Logotype for Global Indemnity Group LLC

Global Indemnity Group (GBLI) Q1 2026 earnings summary

Event summary combining transcript, slides, and related documents.

Logotype for Global Indemnity Group LLC

Q1 2026 earnings summary

5 May, 2026

Executive summary

  • Net income was $4.2 million ($0.29 per diluted share) for Q1 2026, reversing a prior year loss, with operating income at $8.3 million and net earned premiums up 5.4% to $98.4 million.

  • Underwriting profit reached $5.5 million, with a combined ratio of 94.9%, nearly unchanged year-over-year when excluding the prior year's California Wildfire impact.

  • Net investment income totaled $12.2 million, down from $14.8 million, reflecting lower limited partnership returns and a shift to U.S. Treasuries.

  • Gross written premiums declined 2.3% year-over-year to $96.5 million, with premium growth flat due to a 5.2% decline in wholesale commercial, offset by growth in other divisions.

  • Book value per share was $47.92 at March 31, 2026, down from $48.96 at year-end 2025.

Financial highlights

  • Operating income (excluding after-tax market losses) was $8.3 million, up from a $4.1 million loss last year; net income available to common shareholders was $4.1 million.

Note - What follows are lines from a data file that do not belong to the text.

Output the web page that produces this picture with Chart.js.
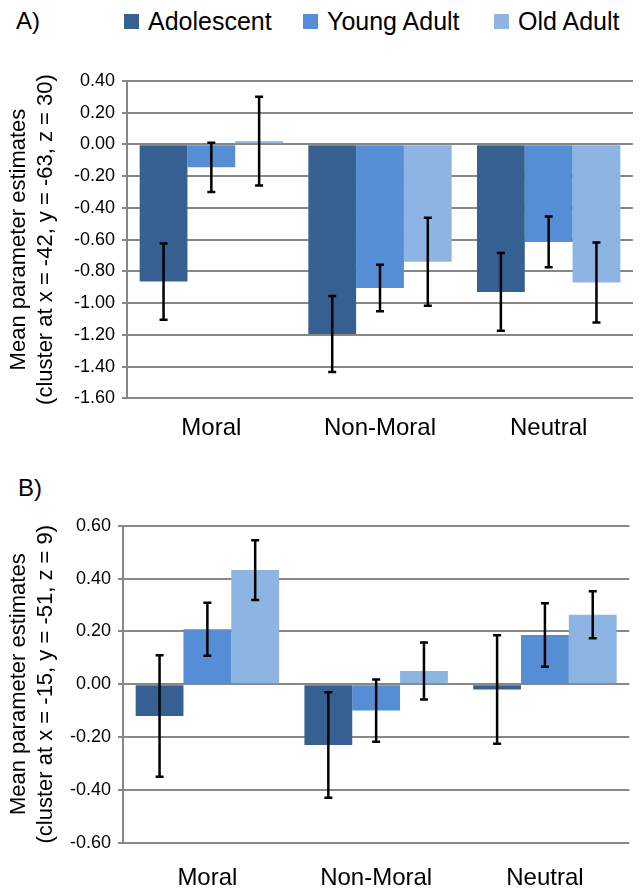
<!DOCTYPE html>
<html>
<head>
<meta charset="utf-8">
<script src="https://cdn.jsdelivr.net/npm/chart.js@4.4.1/dist/chart.umd.min.js"></script>
<style>
  body { margin: 0; background: #fff; font-family: 'Liberation Sans', Arial, sans-serif; overflow: hidden; }
  .panel { position: absolute; left: 0; width: 642px; }
  .tag { position: absolute; font-size: 24px; line-height: 1; color: #000; }
  .leg { position: absolute; top: 9px; font-size: 25px; line-height: 1; color: #000; white-space: nowrap; }
  .leg i { position: absolute; left: -24px; top: 5px; width: 15px; height: 15px; }
</style>
</head>
<body>
<div class="tag" style="left:16px;top:9px">A)</div>
<div id="legend"></div>
<div class="panel" style="top:0;height:452px"><canvas id="chart-a"></canvas></div>
<div class="tag" style="left:18px;top:476px">B)</div>
<div class="panel" style="top:455px;height:441px"><canvas id="chart-b"></canvas></div>

<script>
const categories = ['Moral', 'Non-Moral', 'Neutral'];
const seriesNames = ['Adolescent', 'Young Adult', 'Old Adult'];
const seriesColors = ['#376092', '#558ed5', '#8db4e2'];

// panel A: cluster at x = -42, y = -63, z = 30
const adolescentA = [-0.865, -1.195, -0.93];
const youngA = [-0.145, -0.905, -0.615];
const oldA = [0.02, -0.74, -0.87];
const adolescentErrA = [0.24, 0.24, 0.245];
const youngErrA = [0.155, 0.147, 0.16];
const oldErrA = [0.28, 0.277, 0.252];
const yTicksA = [0.4, 0.2, 0, -0.2, -0.4, -0.6, -0.8, -1.0, -1.2, -1.4, -1.6];

// panel B: cluster at x = -15, y = -51, z = 9
const adolescentB = [-0.12, -0.23, -0.02];
const youngB = [0.208, -0.1, 0.186];
const oldB = [0.432, 0.05, 0.263];
const adolescentErrB = [0.23, 0.2, 0.205];
const youngErrB = [0.1, 0.118, 0.12];
const oldErrB = [0.113, 0.108, 0.089];
const yTicksB = [0.6, 0.4, 0.2, 0, -0.2, -0.4, -0.6];

const FONT = "'Liberation Sans', Arial, sans-serif";
const GRID = '#878787';

// legend (sits above panel A, offset to the right like the original)
const legendX = [148, 327, 518];
seriesNames.forEach((name, i) => {
    let item = document.createElement('div');
    item.className = 'leg';
    item.style.left = legendX[i] + 'px';
    item.innerHTML = `<i style="background:${seriesColors[i]}"></i>${name}`;
    document.getElementById('legend').appendChild(item);
});

const errorBars = {
    id: 'errorBars',
    afterDatasetsDraw(chart) {
        const ctx = chart.ctx;
        const y = chart.scales.y;
        ctx.save();
        ctx.strokeStyle = '#000';
        ctx.lineWidth = 2.5;
        chart.data.datasets.forEach((ds, i) => {
            chart.getDatasetMeta(i).data.forEach((bar, j) => {
                const top = y.getPixelForValue(ds.data[j] + ds.errors[j]);
                const bot = y.getPixelForValue(ds.data[j] - ds.errors[j]);
                ctx.beginPath();
                ctx.moveTo(bar.x, top); ctx.lineTo(bar.x, bot);
                ctx.moveTo(bar.x - 4, top); ctx.lineTo(bar.x + 4, top);
                ctx.moveTo(bar.x - 4, bot); ctx.lineTo(bar.x + 4, bot);
                ctx.stroke();
            });
        });
        ctx.restore();
    }
};

function makeChart(id, values, errors, yTicks, titleLine2, opts) {
    const datasets = seriesNames.map((name, i) => ({
        label: name,
        data: values[i],
        errors: errors[i],
        backgroundColor: seriesColors[i],
        borderWidth: 0,
        barPercentage: 1,
        categoryPercentage: 0.85
    }));

    return new Chart(document.getElementById(id), {
        type: 'bar',
        data: { labels: categories, datasets: datasets },
        plugins: [errorBars],
        options: {
            responsive: true,
            maintainAspectRatio: false,
            animation: false,
            layout: { padding: opts.padding },
            plugins: { legend: { display: false }, tooltip: { enabled: false } },
            scales: {
                x: {
                    grid: { display: false, drawTicks: false },
                    border: { display: false },
                    ticks: { color: '#000', padding: opts.xPad, font: { family: FONT, size: 24 } },
                    afterFit: s => { s.height = 45; }
                },
                y: {
                    min: yTicks[yTicks.length - 1],
                    max: yTicks[0],
                    afterBuildTicks: s => { s.ticks = yTicks.map(v => ({ value: v })); },
                    grid: { color: GRID, lineWidth: 2, tickLength: 5, tickColor: GRID },
                    border: { color: GRID, width: 2 },
                    ticks: {
                        color: '#000',
                        padding: 7,
                        font: { family: FONT, size: 18 },
                        callback: v => v.toFixed(2)
                    },
                    title: {
                        display: true,
                        text: ['Mean parameter estimates', titleLine2],
                        color: '#000',
                        padding: { top: 6, bottom: 0 },
                        font: { family: FONT, size: 22, lineHeight: 1.2 }
                    },
                    afterFit: s => { s.width = opts.yWidth; }
                }
            }
        }
    });
}

makeChart('chart-a', [adolescentA, youngA, oldA], [adolescentErrA, youngErrA, oldErrA], yTicksA,
    '(cluster at x = -42, y = -63, z = 30)',
    { padding: { top: 80.8, right: 9, bottom: 8.7, left: 0 }, yWidth: 127, xPad: 16 });

makeChart('chart-b', [adolescentB, youngB, oldB], [adolescentErrB, youngErrB, oldErrB], yTicksB,
    '(cluster at x = -15, y = -51, z = 9)',
    { padding: { top: 70.7, right: 12.7, bottom: 8.3, left: 0 }, yWidth: 123, xPad: 21 });
</script>
</body>
</html>
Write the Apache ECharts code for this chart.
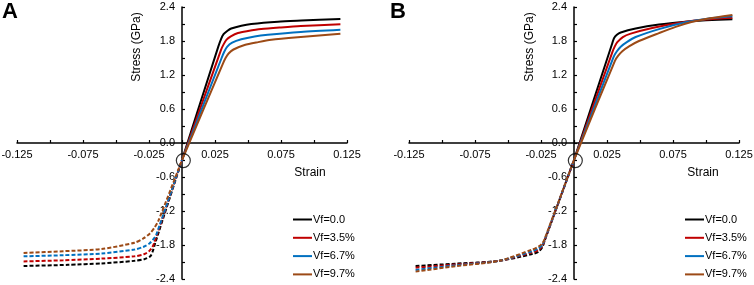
<!DOCTYPE html>
<html>
<head>
<meta charset="utf-8">
<script src="https://cdn.jsdelivr.net/npm/echarts@6/dist/echarts.min.js"></script>
<style>
  html, body { margin: 0; padding: 0; background: #fff; }
  #chart { width: 754px; height: 285px; }
</style>
</head>
<body>
<div id="chart"></div>
<script>
// legend names and line colours
const names = ["Vf=0.0", "Vf=3.5%", "Vf=6.7%", "Vf=9.7%"];
const colors = ["#000000", "#c00000", "#0070c0", "#9c4a16"];

// panel A, [strain, stress GPa]
const tensionA = [
  [[0, -0.3], [0.0275, 1.70], [0.0295, 1.83], [0.0315, 1.92], [0.0345, 1.98], [0.0373, 2.02], [0.045, 2.07], [0.0525, 2.10], [0.0727, 2.14], [0.0904, 2.16], [0.12, 2.19]],
  [[0, -0.3], [0.0295, 1.64], [0.0315, 1.74], [0.0336, 1.82], [0.037, 1.88], [0.0424, 1.94], [0.05, 1.975], [0.06, 2.01], [0.075, 2.04], [0.09, 2.065], [0.12, 2.095]],
  [[0, -0.3], [0.030, 1.50], [0.032, 1.61], [0.0343, 1.70], [0.038, 1.77], [0.0449, 1.83], [0.055, 1.88], [0.065, 1.91], [0.09, 1.96], [0.12, 2.0]],
  [[0, -0.3], [0.031, 1.40], [0.033, 1.50], [0.0353, 1.58], [0.039, 1.65], [0.0474, 1.73], [0.0577, 1.78], [0.0677, 1.82], [0.09, 1.87], [0.12, 1.93]]
];
const compressionA = [
  [[-0.12, -2.17], [-0.0864, -2.15], [-0.061, -2.125], [-0.036, -2.08], [-0.0285, -2.05], [-0.024, -2.0], [-0.022, -1.90], [-0.0205, -1.78], [0, -0.3]],
  [[-0.12, -2.09], [-0.09, -2.07], [-0.061, -2.04], [-0.036, -2.0], [-0.0285, -1.96], [-0.025, -1.91], [-0.0225, -1.84], [-0.021, -1.76], [0, -0.3]],
  [[-0.12, -2.0], [-0.09, -1.98], [-0.061, -1.95], [-0.036, -1.88], [-0.029, -1.83], [-0.0245, -1.77], [-0.0215, -1.69], [-0.0195, -1.62], [0, -0.3]],
  [[-0.12, -1.94], [-0.09, -1.91], [-0.061, -1.87], [-0.036, -1.76], [-0.029, -1.68], [-0.0245, -1.60], [-0.021, -1.50], [-0.018, -1.38], [0, -0.3]]
];

// panel B
const tensionB = [
  [[0, -0.3], [0.027, 1.62], [0.029, 1.76], [0.0303, 1.85], [0.0325, 1.91], [0.0354, 1.95], [0.0467, 2.02], [0.0644, 2.09], [0.0846, 2.14], [0.1, 2.165], [0.12, 2.185]],
  [[0, -0.3], [0.029, 1.60], [0.031, 1.71], [0.0328, 1.78], [0.037, 1.87], [0.043, 1.93], [0.0593, 2.03], [0.0846, 2.14], [0.1, 2.18], [0.12, 2.21]],
  [[0, -0.3], [0.030, 1.52], [0.0325, 1.62], [0.0354, 1.70], [0.040, 1.78], [0.0467, 1.87], [0.0644, 2.01], [0.0846, 2.13], [0.1, 2.19], [0.12, 2.235]],
  [[0, -0.3], [0.031, 1.45], [0.0335, 1.54], [0.0366, 1.62], [0.042, 1.71], [0.0492, 1.80], [0.0644, 1.94], [0.077, 2.05], [0.0896, 2.14], [0.1, 2.19], [0.12, 2.26]]
];
const compressionB = [
  [[-0.12, -2.17], [-0.09, -2.13], [-0.0568, -2.08], [-0.0316, -1.96], [-0.027, -1.92], [-0.024, -1.84], [-0.0222, -1.72], [0, -0.3]],
  [[-0.12, -2.20], [-0.09, -2.145], [-0.0568, -2.08], [-0.0316, -1.93], [-0.027, -1.89], [-0.024, -1.82], [-0.0222, -1.72], [0, -0.3]],
  [[-0.12, -2.24], [-0.09, -2.16], [-0.0568, -2.08], [-0.0316, -1.91], [-0.027, -1.86], [-0.024, -1.80], [-0.0222, -1.71], [0, -0.3]],
  [[-0.12, -2.27], [-0.09, -2.175], [-0.0568, -2.08], [-0.0316, -1.88], [-0.027, -1.83], [-0.024, -1.77], [-0.0222, -1.69], [0, -0.3]]
];

// circled point near the origin
const circlePoint = [[0.001, -0.31]];

// tick labels shown on the axes
const xLabelValues = [-0.125, -0.075, -0.025, 0.025, 0.075, 0.125];
const yLabelValues = [-2.4, -1.8, -1.2, -0.6, 0, 0.6, 1.2, 1.8, 2.4];

const font = "Liberation Sans, Arial, sans-serif";
const gridW = 330, gridH = 272;

function hasValue(list, v) {
  return list.some(t => Math.abs(t - v) < 1e-9);
}

// axes are pulled into the middle of the grid so they cross at (0, 0)
function makeXAxis(gridIndex) {
  return {
    type: "value", gridIndex: gridIndex, position: "bottom", offset: -gridH / 2,
    min: -0.125, max: 0.125, interval: 0.025,
    axisLine: { onZero: false, lineStyle: { color: "#000", width: 1.5 } },
    axisTick: { inside: true, length: 3, lineStyle: { color: "#000", width: 1.2 } },
    splitLine: { show: false },
    axisLabel: {
      showMinLabel: true, showMaxLabel: true, margin: 6,
      color: "#000", fontSize: 11, fontFamily: font,
      formatter: v => hasValue(xLabelValues, v) ? v.toFixed(3) : ""
    }
  };
}

function makeYAxis(gridIndex) {
  return {
    type: "value", gridIndex: gridIndex, position: "left", offset: -gridW / 2,
    min: -2.4, max: 2.4, interval: 0.3,
    axisLine: { show: true, onZero: false, lineStyle: { color: "#000", width: 1.5 } },
    axisTick: { show: true, inside: true, length: 3, lineStyle: { color: "#000", width: 1.2 } },
    splitLine: { show: false },
    axisLabel: {
      showMinLabel: true, showMaxLabel: true, margin: 7,
      color: "#000", fontSize: 11, fontFamily: font,
      formatter: v => hasValue(yLabelValues, v) ? v.toFixed(1) : ""
    }
  };
}

const series = [];
[[tensionA, compressionA], [tensionB, compressionB]].forEach((panel, g) => {
  // solid first so the legend picks the solid style
  panel[0].forEach((d, i) => {
    series.push({
      name: names[i], type: "line", xAxisIndex: g, yAxisIndex: g,
      data: d, symbol: "none", smooth: 0.25,
      lineStyle: { color: colors[i], width: 2 }, itemStyle: { color: colors[i] }
    });
  });
  panel[1].forEach((d, i) => {
    series.push({
      name: names[i], type: "line", xAxisIndex: g, yAxisIndex: g,
      data: d, symbol: "none", smooth: 0.25,
      lineStyle: { color: colors[i], width: 2, type: [4, 2] }, itemStyle: { color: colors[i] }
    });
  });
  series.push({
    type: "scatter", xAxisIndex: g, yAxisIndex: g, data: circlePoint,
    symbol: "circle", symbolSize: 14, z: 5, silent: true,
    itemStyle: { color: "rgba(0,0,0,0)", borderColor: "#000", borderWidth: 1.2 }
  });
});

function makeLegend(left) {
  return {
    data: names, orient: "vertical", left: left, top: 214, height: 72, padding: 0,
    icon: "rect", itemWidth: 19, itemHeight: 2, itemGap: 7.3,
    textStyle: { color: "#000", fontSize: 11, fontFamily: font, padding: [0, 0, 0, -4] }
  };
}

function label(text, x, y, opts) {
  return Object.assign({
    type: "text", x: x, y: y,
    style: { text: text, fill: "#000", font: "12px " + font, align: "center", verticalAlign: "middle" }
  }, opts || {});
}

const chart = echarts.init(document.getElementById("chart"), null, { renderer: "canvas" });
chart.setOption({
  animation: false,
  backgroundColor: "#fff",
  grid: [
    { left: 17, top: 7, width: gridW, height: gridH, containLabel: false, outerBoundsMode: "none" },
    { left: 409, top: 7, width: gridW, height: gridH, containLabel: false, outerBoundsMode: "none" }
  ],
  xAxis: [makeXAxis(0), makeXAxis(1)],
  yAxis: [makeYAxis(0), makeYAxis(1)],
  legend: [makeLegend(293), makeLegend(685)],
  graphic: [
    label("A", 10, 12, { style: { text: "A", fill: "#000", font: "bold 22px " + font, align: "center", verticalAlign: "middle" } }),
    label("B", 398, 12, { style: { text: "B", fill: "#000", font: "bold 22px " + font, align: "center", verticalAlign: "middle" } }),
    label("Stress (GPa)", 137, 47, { rotation: Math.PI / 2 }),
    label("Stress (GPa)", 530, 47, { rotation: Math.PI / 2 }),
    label("Strain", 310, 173),
    label("Strain", 703, 173)
  ],
  series: series
});
</script>
</body>
</html>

  • Net investment income decreased 17.3% to $12.2 million, with net realized investment losses of $2.2 million.

  • Gross written premiums were $96.5 million, compared to $98.7 million in the prior year.

  • Shareholders’ equity was $704.1 million at March 31, 2026, with no debt outstanding.

  • Quarterly dividend of $0.35 per share paid, totaling $5.0 million.

Outlook and guidance

  • Management expects full recovery of limited partnership investment value in Q2 2026.

  • Expecting Belmont core gross premium growth of 15%-20% for full year 2026, despite a flat start.

  • Wholesale commercial division anticipated to return to high single-digit growth by year-end, with growth driven by new product capabilities and segment mix.

  • No change to share buyback plans for 2026; excess capacity will be used for growth.

  • Board may consider shifting to higher-yielding investments over the next 12-24 months as business stabilizes.